Светлый фон

Революция в Праге имела много общего с революцией в Вене. Здесь, так же как и в Вене, было сильно влияние левых — рабочих и мелкой буржуазии, что и определило дальнейший ход событий. По своему составу буржуазия Чехии и Моравии отличалась от буржуазии остальной монархии: крупная буржуазия здесь была почти вся австрийской. Мелкие буржуа, а также рабочие были главным образом чешского происхождения. Поэтому с первых же дней развитие революционных событий определялось здесь как социальными, так и национальными мотивами. Первая же декларация, составленная 11 марта чешским национальным обществом «Рипиль», требовала не только единого чешского парламента для земель «чешской короны», создания чешской национальной гвардии, признания равноправия чешского и немецкого языков, свободы печати и свободы преподавания, но также в отличие от венской программы содержала два требования социального характера: отмены барщины и всех повинностей для крестьян и «организации работ и справедливой оплаты труда». «Святовлацевский комитет» — национальный комитет, возникший в мартовские дни, объединявший не только чехов, но и все население, говорящее на немецком языке, послал свою декларацию в Вену, но получил от венского правительства уклончивый ответ. 29 марта снова состоялись демонстрации рабочих, студентов и мелкой буржуазии, требовавших ясного ответа. Наконец правительство пошло на частичные уступки. Было разрешено создание центрального министерства для чешского королевства, чешский язык признавался равноправным немецкому, и вводилось всеобщее обучение, Вопрос об автономии должен был быть разрешен будущим законодательным собранием.
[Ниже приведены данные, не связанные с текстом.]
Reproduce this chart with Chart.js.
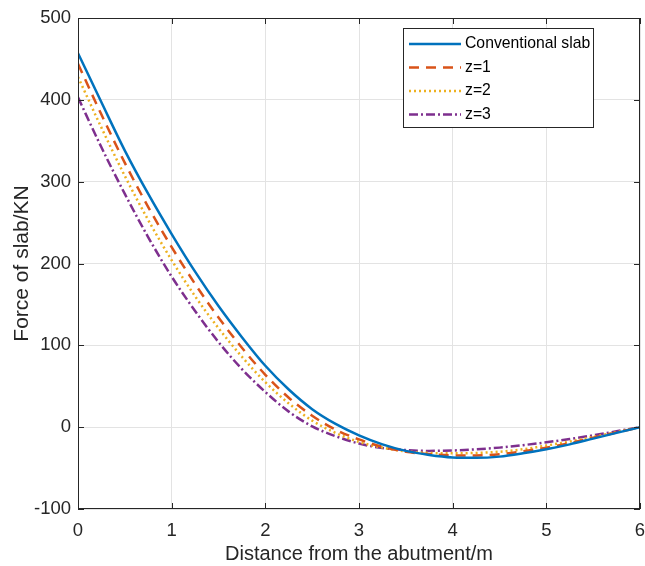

В начале апреля был основан Национальный комитет, в котором из 140 мест 70 принадлежали представителям городской интеллигенции, главным образом чешской, 20 — представителям духовенства и дворянства и 50 мест были отданы представителям немецкой и чешской буржуазии.

От марта к маю

Первое сражение абсолютизмом было проиграно, власть во всей монархии находилась теперь в руках народа. Но народ не всегда имел ясное представление, как нужно воспользоваться этой властью.

Когда первое радостное возбуждение прошло, выяснилось, что в правительстве все еще сидят прежние люди — напуганные, дрожащие, но все же занимающие еще министерские посты. Канцлером вместо Меттерниха стал Коловрат, который назначением на этот пост был обязан своей репутации противника Меттерниха. Но уже через несколько дней выяснилось, что он отличался от Меттерниха скорее полным отсутствием каких-либо способностей и исключительной бездеятельностью, чем политическими убеждениями. О том, как неуверенно Коловрат себя чувствовал, свидетельствует, например, такой факт, что при вступлении в новую должность он послал спросить студентов, как они к этому отнесутся. Их ответ указывает между прочим также и на то, как мало значения они придавали важнейшему из всех политических вопросов — вопросу о правительстве. Они велели передать Коловрату, что он может остаться, а может и уйти — им это безразлично.